1. Never Say “If”. As in “I certainly apologize if I offended anyone” or “I’m sorry if my remarks were offensive.” Accept that your conduct or choice of words offended. Your intentions are irrelevant. By saying “if,” you’re making the apology contingent, as if it may not have been offensive at all, except that the victim was too sensitive. This is infuriating for the victim, for whom the offense is very real.

“Accept that your conduct or choice of words offended. Your intentions are irrelevant.”

2. Butt Out all Buts. As in, “I am very sorry, but you started it,” or “I apologize, but I didn’t think it’d be a problem.” The word “but” is almost always guaranteed to botch an apology. The goal—intended or otherwise—of the word “but” is to deflect some of the responsibility from you. And the lucky beneficiary of the responsibility you are so generously willing to share? It’s always the victim, who responds with justified anger. If your goal was to defuse the situation, guess what? You made it worse.

3. May It Not Please the Court. As in “I am sorry my remarks may have been misinterpreted” or “It’s possible I may have said something offensive.” Like the word “if,” the word “may” in an apology is another attempt to distance yourself from accountability. It turns what is a very real offense in the mind of the victim into a mere hypothetical. The victim ignores the attempt at reconciliation and redoubles his efforts to demonstrate for the world that the offense, far from being hypothetical, was very real. It’s the very opposite reaction an apologetic CEO desires.

4. Passive Voice is to be Avoided. As in “I’m sorry you were hurt” or “I regret that your reputation was damaged” when what you mean is “I’m sorry I hurt you” or “I regret damaging your reputation.” The passive voice is grammar’s way of avoiding responsibility when you have done something you’d rather not accept total responsibility for. The passive voice obscures agency. That’s what makes it almost irresistible for politicians in Washington, DC, where the passive takes its ultimate formulation: “mistakes were made.” Yes, but who made the mistakes? No one is ever sure. The formulation fools no one. If you make a mistake, have the decency to own it. You’ll get points for candor.

5. You Don’t Know How the Victim Feels. As in “I know just how you feel” or “You know I’d never want to offend you.” Pretending you know how the victim feels just comes off as arrogance. Much better to ask the victim how the offense made him or her feel. You’ll get points for empathy and you might even learn something new.

6. That’s Not What I Meant. As in, “I never meant to imply that,” or “It was never my intention to let it go so far.” One of the hardest lessons for CEOs to learn is that the first thing victims care about is consequences, not intentions. Few CEOs actually mean to hurt anyone. And sometimes they are called to apologize for the actions of subordinates. Resist the deadly sin or putting an asterisk on the apology. Focus on the real-world consequences of the decisions instead.

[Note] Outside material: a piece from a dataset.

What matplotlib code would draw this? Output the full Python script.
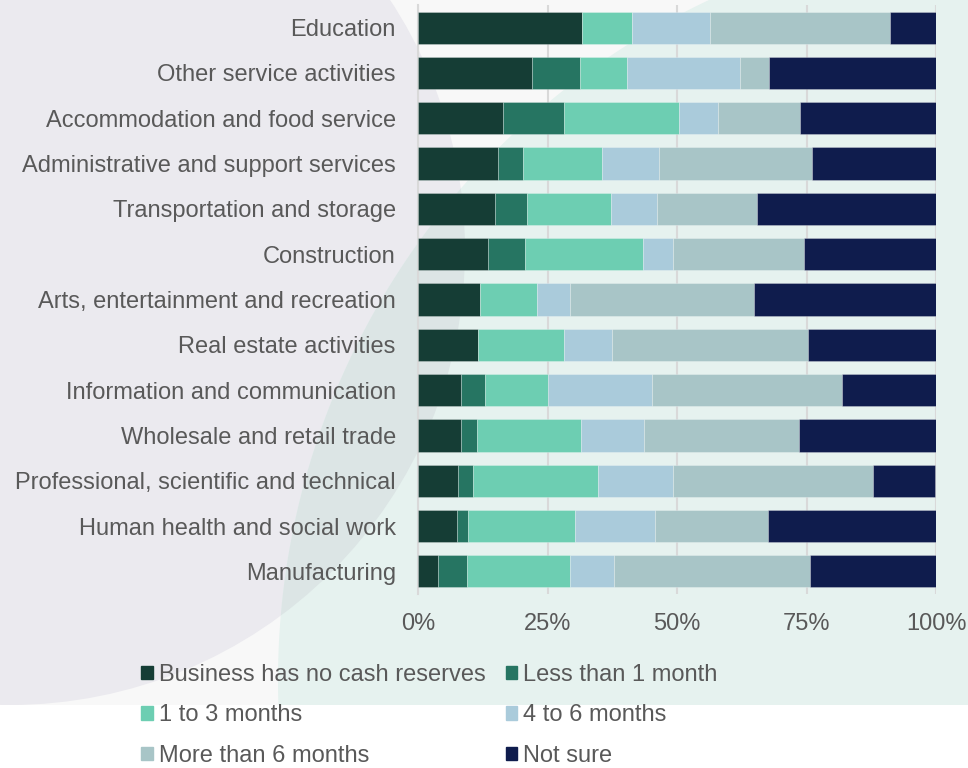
import numpy as np
import matplotlib.pyplot as plt
from matplotlib.patches import Rectangle, Circle, Polygon, Patch

plt.rcParams['font.family'] = ['Liberation Sans', 'DejaVu Sans']

sectors = [
    "Education",
    "Other service activities",
    "Accommodation and food service",
    "Administrative and support services",
    "Transportation and storage",
    "Construction",
    "Arts, entertainment and recreation",
    "Real estate activities",
    "Information and communication",
    "Wholesale and retail trade",
    "Professional, scientific and technical",
    "Human health and social work",
    "Manufacturing",
]

series_names = [
    "Business has no cash reserves",
    "Less than 1 month",
    "1 to 3 months",
    "4 to 6 months",
    "More than 6 months",
    "Not sure",
]

# share of businesses (%) per sector, one list per reserve band
no_reserves = [31.6, 22.0, 16.4, 15.4, 14.8, 13.6, 12.0, 11.6, 8.3, 8.3, 7.8, 7.6, 3.9]
under_1m = [0.0, 9.2, 11.7, 4.9, 6.3, 7.0, 0.0, 0.0, 4.6, 3.1, 2.8, 2.0, 5.5]
m1_to_3 = [9.7, 9.2, 22.2, 15.2, 16.1, 22.8, 11.0, 16.6, 12.2, 20.1, 24.2, 20.8, 19.9]
m4_to_6 = [15.0, 21.8, 7.7, 11.0, 8.9, 5.9, 6.3, 9.2, 20.0, 12.1, 14.5, 15.3, 8.5]
over_6m = [34.8, 5.5, 15.8, 29.5, 19.4, 25.2, 35.5, 37.8, 36.7, 29.9, 38.5, 21.9, 37.8]
not_sure = [8.9, 32.3, 26.2, 24.0, 34.5, 25.5, 35.3, 24.8, 18.2, 26.6, 12.1, 32.4, 24.4]

colors = ['#153d35', '#267562', '#6dceb2', '#aacbdb', '#a8c5c7', '#0f1c4d']
text_color = '#595959'

fig = plt.figure(figsize=(9.68, 7.68), dpi=100, facecolor='white')

# decorative backdrop: pale panel, lavender disc and green sweep
bg = fig.add_axes([0, 0, 1, 1], zorder=-1)
bg.set_xlim(0, 968)
bg.set_ylim(768, 0)
bg.axis('off')
bg.add_patch(Rectangle((0, 0), 968, 705, color='#f8f8f8', lw=0))
bg.add_patch(Circle((10, 250), 455, color='#ebeaef', lw=0))

cx, cy, r = 1030, 680, 752
ys = np.linspace(0, 705, 200)
xs = cx - np.sqrt(r**2 - (ys - cy)**2)
edge = np.column_stack([xs, ys])
sweep = Polygon(np.vstack([edge, [[968, 705], [968, 0]]]), closed=True, color='#e6f2ef', lw=0)
bg.add_patch(sweep)
overlap = Circle((10, 250), 455, color='#dce5e5', lw=0)
bg.add_patch(overlap)
overlap.set_clip_path(sweep)

# stacked bars
ax = fig.add_axes([418 / 968, 1 - 594 / 768, 518 / 968, 589 / 768])
ax.set_facecolor('none')
y = np.arange(len(sectors))
left = np.zeros(len(sectors))
for name, vals, c in zip(series_names,
                         [no_reserves, under_1m, m1_to_3, m4_to_6, over_6m, not_sure],
                         colors):
    ax.barh(y, vals, left=left, height=0.71, color=c, label=name,
            edgecolor=(1, 1, 1, 0.3), linewidth=0.6, zorder=3)
    left += np.array(vals)

ax.set_xlim(0, 100)
ax.set_ylim(len(sectors) - 0.5, -0.5)
ax.set_xticks([0, 25, 50, 75, 100])
ax.set_xticklabels(['0%', '25%', '50%', '75%', '100%'])
ax.set_yticks(y)
ax.set_yticklabels(sectors)
ax.tick_params(axis='both', length=0, labelsize=17, labelcolor=text_color)
ax.tick_params(axis='y', pad=16)
ax.tick_params(axis='x', pad=14)
ax.grid(axis='x', color='#d9d9d9', linewidth=1.5, zorder=0)
for s in ['top', 'right', 'bottom']:
    ax.spines[s].set_visible(False)
ax.spines['left'].set_color('#d9d9d9')
ax.spines['left'].set_linewidth(1.5)

# legend laid out row by row in two columns
handles = [Patch(color=c) for c in colors]
order = [0, 2, 4, 1, 3, 5]
fig.legend([handles[i] for i in order], [series_names[i] for i in order],
           ncol=2, loc='upper left', bbox_to_anchor=(141 / 968, 1 - 664 / 768),
           frameon=False, fontsize=17, labelcolor=text_color,
           handlelength=0.5, handleheight=0.5, handletextpad=0.25,
           columnspacing=0.85, labelspacing=0.78, borderpad=0, borderaxespad=0)

fig.savefig('out.png', dpi=100, facecolor='white')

7. Wanting to Apologize Is Not An Apology. As in “I want to apologize to you.” “I want to apologize” may sound like an apology, but is no more about actually apologizing than “I want to lose weight” is about actually losing weight. It’s fine that you want to apologize; the best evidence for that desire is the actual apology. Some CEOs use the “I want to” phrase as a sort of throat-clearing, a preamble to an apology that never exactly gets delivered. There’s no need to announce the apology. Just apologize.

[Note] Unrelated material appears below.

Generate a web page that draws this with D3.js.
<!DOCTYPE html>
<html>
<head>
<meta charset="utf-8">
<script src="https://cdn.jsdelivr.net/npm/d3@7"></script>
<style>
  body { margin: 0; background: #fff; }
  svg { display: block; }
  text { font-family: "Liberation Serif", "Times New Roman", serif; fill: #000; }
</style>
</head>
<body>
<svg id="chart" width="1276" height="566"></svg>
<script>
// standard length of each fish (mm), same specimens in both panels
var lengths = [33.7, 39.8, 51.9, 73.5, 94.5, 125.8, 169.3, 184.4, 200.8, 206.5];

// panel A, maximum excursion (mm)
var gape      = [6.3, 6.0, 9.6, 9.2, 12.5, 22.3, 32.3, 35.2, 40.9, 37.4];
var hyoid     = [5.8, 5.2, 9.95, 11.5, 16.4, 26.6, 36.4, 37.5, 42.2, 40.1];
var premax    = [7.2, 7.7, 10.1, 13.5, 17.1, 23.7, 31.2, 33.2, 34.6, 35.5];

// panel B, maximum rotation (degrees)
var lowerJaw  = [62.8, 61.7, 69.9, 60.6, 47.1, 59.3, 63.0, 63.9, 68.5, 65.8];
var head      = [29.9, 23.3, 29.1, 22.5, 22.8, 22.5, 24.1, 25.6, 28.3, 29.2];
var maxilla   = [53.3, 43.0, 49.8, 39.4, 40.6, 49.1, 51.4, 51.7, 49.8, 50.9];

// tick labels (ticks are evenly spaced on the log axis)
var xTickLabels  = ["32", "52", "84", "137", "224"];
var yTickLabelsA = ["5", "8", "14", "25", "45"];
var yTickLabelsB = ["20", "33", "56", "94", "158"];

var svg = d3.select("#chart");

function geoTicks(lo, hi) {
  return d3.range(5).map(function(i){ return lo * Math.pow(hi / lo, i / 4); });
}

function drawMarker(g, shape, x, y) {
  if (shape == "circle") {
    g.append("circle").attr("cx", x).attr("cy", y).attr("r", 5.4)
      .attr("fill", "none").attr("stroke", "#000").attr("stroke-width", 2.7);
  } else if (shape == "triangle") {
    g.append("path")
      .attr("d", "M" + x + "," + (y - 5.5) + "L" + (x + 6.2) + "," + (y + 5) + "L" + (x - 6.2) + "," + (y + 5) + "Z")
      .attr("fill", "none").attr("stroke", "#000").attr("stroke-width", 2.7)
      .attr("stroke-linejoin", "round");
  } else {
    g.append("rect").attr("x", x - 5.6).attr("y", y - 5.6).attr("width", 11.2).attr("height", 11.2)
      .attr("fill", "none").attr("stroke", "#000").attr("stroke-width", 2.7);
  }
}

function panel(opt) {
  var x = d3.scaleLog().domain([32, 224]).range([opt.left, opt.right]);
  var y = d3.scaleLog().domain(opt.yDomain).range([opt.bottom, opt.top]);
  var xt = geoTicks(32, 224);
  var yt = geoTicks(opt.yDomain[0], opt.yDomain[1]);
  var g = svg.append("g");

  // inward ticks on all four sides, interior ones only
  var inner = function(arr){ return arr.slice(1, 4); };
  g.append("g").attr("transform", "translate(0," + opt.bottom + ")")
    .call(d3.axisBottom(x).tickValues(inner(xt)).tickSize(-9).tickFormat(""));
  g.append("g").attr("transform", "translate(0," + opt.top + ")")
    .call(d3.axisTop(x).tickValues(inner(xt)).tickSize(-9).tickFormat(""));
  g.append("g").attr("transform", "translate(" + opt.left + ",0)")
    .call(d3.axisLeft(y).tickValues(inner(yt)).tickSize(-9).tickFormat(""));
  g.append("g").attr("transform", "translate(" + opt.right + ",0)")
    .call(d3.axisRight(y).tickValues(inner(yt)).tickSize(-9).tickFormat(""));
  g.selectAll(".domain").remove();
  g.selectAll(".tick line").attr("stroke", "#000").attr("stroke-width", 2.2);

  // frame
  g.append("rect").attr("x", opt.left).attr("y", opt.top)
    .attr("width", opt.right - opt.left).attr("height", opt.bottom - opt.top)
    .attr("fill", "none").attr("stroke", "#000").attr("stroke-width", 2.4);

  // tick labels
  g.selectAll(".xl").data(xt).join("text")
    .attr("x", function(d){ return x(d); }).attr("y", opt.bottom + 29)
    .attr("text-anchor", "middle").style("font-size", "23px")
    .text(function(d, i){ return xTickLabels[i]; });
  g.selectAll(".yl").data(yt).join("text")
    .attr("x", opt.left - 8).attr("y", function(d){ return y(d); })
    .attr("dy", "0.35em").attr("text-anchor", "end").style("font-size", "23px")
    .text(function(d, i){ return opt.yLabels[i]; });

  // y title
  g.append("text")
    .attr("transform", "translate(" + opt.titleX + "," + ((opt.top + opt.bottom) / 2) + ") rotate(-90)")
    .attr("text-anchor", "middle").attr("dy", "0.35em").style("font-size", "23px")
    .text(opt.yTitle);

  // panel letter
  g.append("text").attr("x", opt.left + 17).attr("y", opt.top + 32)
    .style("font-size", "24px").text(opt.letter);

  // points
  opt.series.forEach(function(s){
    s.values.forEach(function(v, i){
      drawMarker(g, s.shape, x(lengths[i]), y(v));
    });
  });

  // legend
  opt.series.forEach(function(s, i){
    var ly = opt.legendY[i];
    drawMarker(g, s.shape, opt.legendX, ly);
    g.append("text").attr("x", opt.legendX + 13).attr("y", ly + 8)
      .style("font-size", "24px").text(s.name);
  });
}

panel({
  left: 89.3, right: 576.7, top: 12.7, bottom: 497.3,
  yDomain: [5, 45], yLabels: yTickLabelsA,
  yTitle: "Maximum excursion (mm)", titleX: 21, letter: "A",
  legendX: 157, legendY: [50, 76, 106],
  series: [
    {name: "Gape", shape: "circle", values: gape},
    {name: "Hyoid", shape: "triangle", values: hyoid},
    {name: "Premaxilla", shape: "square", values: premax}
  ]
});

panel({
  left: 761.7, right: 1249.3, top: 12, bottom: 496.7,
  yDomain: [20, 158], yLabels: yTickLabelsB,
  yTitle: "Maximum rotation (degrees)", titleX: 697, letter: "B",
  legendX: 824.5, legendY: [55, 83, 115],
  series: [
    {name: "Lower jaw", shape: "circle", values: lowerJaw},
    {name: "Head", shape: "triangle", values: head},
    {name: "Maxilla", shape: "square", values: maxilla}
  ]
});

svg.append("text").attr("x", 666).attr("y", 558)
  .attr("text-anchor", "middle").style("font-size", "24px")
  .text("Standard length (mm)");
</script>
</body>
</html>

Taken together, the seven deadly sins of apology suggest that the CEO didn’t really do it, or if he did, it wasn’t that bad, or the victim was too sensitive, couldn’t take a joke, or had it coming. An apology is effective when the CEO recognizes the offense, takes full responsibility, expresses remorse, offers restitution, and promises not to do it again. When you’ve taken full ownership of your responsibility, when you don’t trail your apology with excuses or mitigators like so many brooms behind an elephant—then you have truly apologized.